The initial stages are all rainbows (pretty) and unicorns (fantasy), as everyone builds the vision, mission, charter, and progresses team building (forming, storming, norming, and performing).

Somewhere along the way, you hit THE WALL. This is very similar to running very hard and crashing into a physical brick wall, that appears unexpectedly when you are running as hard and as fast as you can. You bounce off, and fall hard to the ground. Bruises, cuts, scrapes, even broken bones cause excruciating pain. You wonder if you’ll ever get up again.

THE WALL is the event that happens when you invested emotionally and spiritually, and committed yourself to a goal, and ran into an unexpected showstopper setback or a massive failure.

In most professions, you don’t really run into a physical wall, it just feels that way. You do experience psychological cuts, bruises, and broken bones, the pain you feel is very real.

Time to pick yourself up and go to plan B. Be in the moment. What can you do at this point in time and what is the next step you need to take? Set aside any thoughts of ridicule, demotion, job termination, and loss of incentives.

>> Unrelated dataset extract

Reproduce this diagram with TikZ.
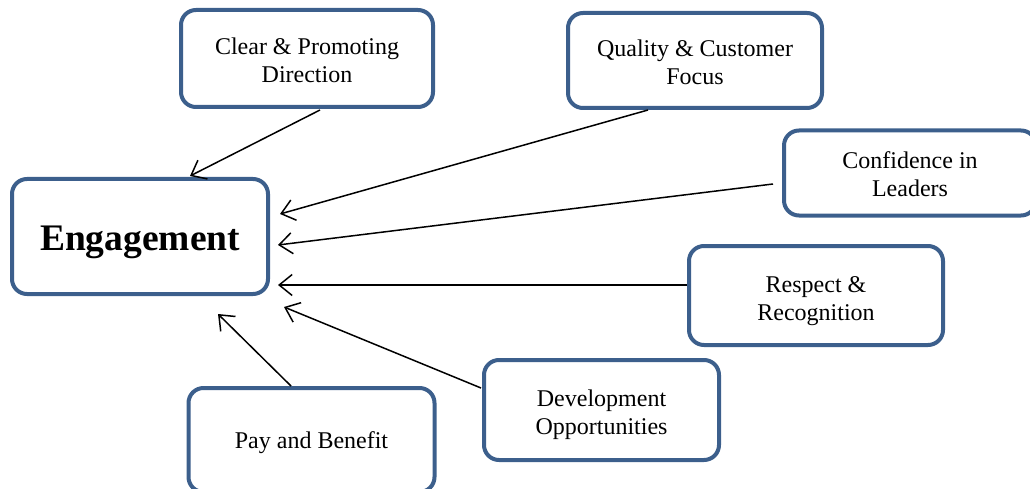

If you have a boss who does not see the merits of what you are doing, and does not accept that you have been exemplary in your approach (you have, right?), then you have a bigger problem to deal with.

What did you miss to cause the crash? Probably nothing. You may have been misled by passive aggressive co-workers. Could you have done something different? Probably not. You can only use the skills you have until the need for a new one reveals itself. Were you blindsided by incompetent co-workers who promised by did not deliver? Of course! And you would not be the first one. To add insult to injury, your co-worker with poor communication skills blames you for not understanding them. Do not waste even a moment casting blame or aspersions on co-workers.

Those who ridicule co-workers who have hit the WALL, will have it coming to them, you don’t have to do a thing. Those who help co-workers who have hit the WALL, are the true mentors and leaders. Before you can help others, you need to know how to recover from a crash.

How does THE WALL arise? Who knows? A perfect storm? It happens. Time to show resilience. Look for butterfly effects. Don’t hide behind the chaos theory. These are tools for analysis, not excuses for non-performance.

The world needs people who can pick themselves up when they hit THE WALL. While you should do your best to avoid WALLs, you will run into a few. And when you least expect it, and when you are least prepared.

Preparation, planning, practice, and vigilance will soften the impact. That is where your time needs to be invested, not in avoiding THE WALL.